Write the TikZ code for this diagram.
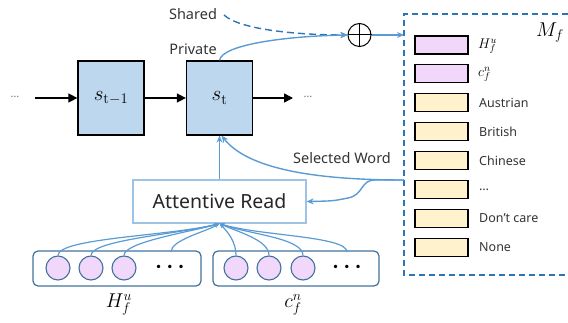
\RequirePackage{fix-cm}
\documentclass[tikz,border=0pt]{standalone}
\usepackage{fontspec}
\setsansfont{Noto Sans}
\usetikzlibrary{arrows.meta}
\definecolor{cellblue}{HTML}{BDD7EE}
\definecolor{lblue}{HTML}{5B9BD5}
\definecolor{dblue}{HTML}{2E75B6}
\definecolor{abox}{HTML}{9DC3E6}
\definecolor{gbord}{HTML}{41719C}
\definecolor{mpink}{HTML}{F1D7FA}
\definecolor{myel}{HTML}{FFF2CC}
\definecolor{txt}{HTML}{333333}
\tikzset{
  cell/.style={draw=black, line width=1.3pt, fill=cellblue, minimum width=66pt, minimum height=74pt, inner sep=0pt, font=\fontsize{21}{24}\selectfont},
  blk/.style={draw=black, line width=1.5pt, -{Triangle[length=9pt,width=9pt]}},
  conn/.style={draw=lblue, line width=1.4pt, -{Stealth[length=7pt,width=6pt]}},
  att/.style={draw=lblue, line width=1.2pt, -{Stealth[length=5pt,width=4pt]}},
  lab/.style={font=\sffamily\fontsize{14.5}{17}\selectfont, text=txt, inner sep=0pt},
  memlab/.style={font=\sffamily\fontsize{12.5}{15}\selectfont, text=txt, inner sep=0pt, anchor=west},
  memmath/.style={font=\fontsize{14}{16}\selectfont, text=black, inner sep=0pt, anchor=west},
  mem/.style={draw=black, line width=1.2pt, minimum width=53pt, minimum height=18pt, inner sep=0pt},
  grp/.style={draw=gbord, line width=1.2pt, rounded corners=5pt, minimum height=35pt, inner sep=0pt},
  ball/.style={circle, draw=gbord, line width=1.1pt, fill=mpink, minimum size=24pt, inner sep=0pt},
  attnbox/.style={draw=abox, line width=1.2pt, fill=white, minimum width=173pt, minimum height=43pt, font=\sffamily\fontsize{19.5}{23}\selectfont, text=black!85},
  sdots/.style={font=\sffamily\fontsize{11}{12}\selectfont, text=black!55, inner sep=0pt},
  bdots/.style={font=\fontsize{22}{22}\selectfont\boldmath, inner sep=0pt}
}
\begin{document}
\begin{tikzpicture}[x=1pt,y=-1pt]
\useasboundingbox (0,0) rectangle (568,323);

% recurrent cells
\node[cell] (s1) at (111,98) {$s_{\mathrm{t}-1}$};
\node[cell] (s2) at (219.5,98) {$s_{\mathrm{t}}$};
\node[sdots] (ld) at (15,97) {\dots};
\node[sdots] (rd) at (308,97) {\dots};
\coordinate (a0) at (35,98);
\coordinate (a1) at (293,98);
\draw[blk] (a0) -- (s1);
\draw[blk] (s1) -- (s2);
\draw[blk] (s2) -- (a1);

% oplus
\node[circle, draw=black, line width=1pt, minimum size=23pt, inner sep=0pt] (op) at (359.5,35) {};
\draw[line width=1pt] (op.north) -- (op.south) (op.west) -- (op.east);

\node[lab] (shared) at (193,14) {Shared};
\node[lab] (private) at (193,49) {Private};
\coordinate (sh) at (224,15);
\draw[draw=dblue, line width=1.4pt, dash pattern=on 7pt off 4pt, -{Stealth[length=7pt,width=6pt]}] (sh) .. controls (240,30) and (300,35) .. (op.west);
\draw[conn] (s2.north) .. controls (222,44) and (290,36) .. (op.west);

% memory Mf
\draw[draw=dblue, line width=1.3pt, dash pattern=on 6pt off 4pt] (568,14) -- (404,14) -- (404,275) -- (568,275);
\node[font=\fontsize{20}{24}\selectfont] (mflab) at (550,33) {$M_f$};
\coordinate (mfin) at (404,35);
\draw[conn] (op.east) -- (mfin);

\node[mem, fill=mpink] (m0) at (441.5,45) {};
\node[memmath] (ml0) at (478,46) {$H_f^u$};
\node[mem, fill=mpink] (m1) at (441.5,73.9) {};
\node[memmath] (ml1) at (478,74.5) {$c_f^n$};
\foreach \i/\lb in {2/Austrian, 3/British, 4/Chinese, 5/{\dots}, 6/Don't care, 7/None}{
  \node[mem, fill=myel] (m\i) at (441.5,{45+28.9*\i}) {};
  \node[memlab] (ml\i) at (479,{45+28.9*\i}) {\lb};
}

% attentive read
\node[attnbox] (ar) at (219.5,201.5) {Attentive Read};
\draw[conn] (ar.north) -- (s2.south);
\coordinate (mfout) at (404,180);
\draw[conn] (mfout) .. controls (300,180) and (245,165) .. ([xshift=2pt]s2.south);
\draw[conn] (mfout) -- (375,180) .. controls (360,180) and (364,195) .. (348,198) .. controls (333,201) .. (ar.east);
\node[lab] (sel) at (342,158) {Selected Word};

% inputs
\node[grp, minimum width=168pt] (gH) at (117,268.5) {};
\node[grp, minimum width=166pt] (gC) at (296,268.5) {};
\node[ball] (h1) at (58,268) {};
\node[ball] (h2) at (91,268) {};
\node[ball] (h3) at (124,268) {};
\node[bdots] (hd) at (170,267) {$\cdots$};
\node[ball] (c1) at (236,268) {};
\node[ball] (c2) at (269,268) {};
\node[ball] (c3) at (303,268) {};
\node[bdots] (cd) at (347,267) {$\cdots$};
\node[font=\fontsize{20}{24}\selectfont] (lH) at (119,305) {$H_f^u$};
\node[font=\fontsize{20}{24}\selectfont] (lC) at (293,305) {$c_f^n$};

\draw[att] (h1.north) .. controls (58,238) and (170,236) .. (ar.south);
\draw[att] (h2.north) .. controls (91,240) and (180,234) .. (ar.south);
\draw[att] (h3.north) .. controls (124,242) and (190,232) .. (ar.south);
\draw[att] (171,252) .. controls (171,240) and (205,232) .. (ar.south);
\draw[att] (c1.north) .. controls (236,242) and (228,232) .. (ar.south);
\draw[att] (c2.north) .. controls (269,240) and (238,232) .. (ar.south);
\draw[att] (c3.north) .. controls (303,238) and (248,234) .. (ar.south);
\draw[att] (347,252) .. controls (347,236) and (260,236) .. (ar.south);
\end{tikzpicture}
\end{document}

### Task goal
Extract, word for word, each line from the top of the data down to and including the line with "(0,0) rectangle (568,323);"; skip the pictures.

### Exercise output
Write the TikZ code for this diagram.
\RequirePackage{fix-cm}
\documentclass[tikz,border=0pt]{standalone}
\usepackage{fontspec}
\setsansfont{Noto Sans}
\usetikzlibrary{arrows.meta}
\definecolor{cellblue}{HTML}{BDD7EE}
\definecolor{lblue}{HTML}{5B9BD5}
\definecolor{dblue}{HTML}{2E75B6}
\definecolor{abox}{HTML}{9DC3E6}
\definecolor{gbord}{HTML}{41719C}
\definecolor{mpink}{HTML}{F1D7FA}
\definecolor{myel}{HTML}{FFF2CC}
\definecolor{txt}{HTML}{333333}
\tikzset{
  cell/.style={draw=black, line width=1.3pt, fill=cellblue, minimum width=66pt, minimum height=74pt, inner sep=0pt, font=\fontsize{21}{24}\selectfont},
  blk/.style={draw=black, line width=1.5pt, -{Triangle[length=9pt,width=9pt]}},
  conn/.style={draw=lblue, line width=1.4pt, -{Stealth[length=7pt,width=6pt]}},
  att/.style={draw=lblue, line width=1.2pt, -{Stealth[length=5pt,width=4pt]}},
  lab/.style={font=\sffamily\fontsize{14.5}{17}\selectfont, text=txt, inner sep=0pt},
  memlab/.style={font=\sffamily\fontsize{12.5}{15}\selectfont, text=txt, inner sep=0pt, anchor=west},
  memmath/.style={font=\fontsize{14}{16}\selectfont, text=black, inner sep=0pt, anchor=west},
  mem/.style={draw=black, line width=1.2pt, minimum width=53pt, minimum height=18pt, inner sep=0pt},
  grp/.style={draw=gbord, line width=1.2pt, rounded corners=5pt, minimum height=35pt, inner sep=0pt},
  ball/.style={circle, draw=gbord, line width=1.1pt, fill=mpink, minimum size=24pt, inner sep=0pt},
  attnbox/.style={draw=abox, line width=1.2pt, fill=white, minimum width=173pt, minimum height=43pt, font=\sffamily\fontsize{19.5}{23}\selectfont, text=black!85},
  sdots/.style={font=\sffamily\fontsize{11}{12}\selectfont, text=black!55, inner sep=0pt},
  bdots/.style={font=\fontsize{22}{22}\selectfont\boldmath, inner sep=0pt}
}
\begin{document}
\begin{tikzpicture}[x=1pt,y=-1pt]
\useasboundingbox (0,0) rectangle (568,323);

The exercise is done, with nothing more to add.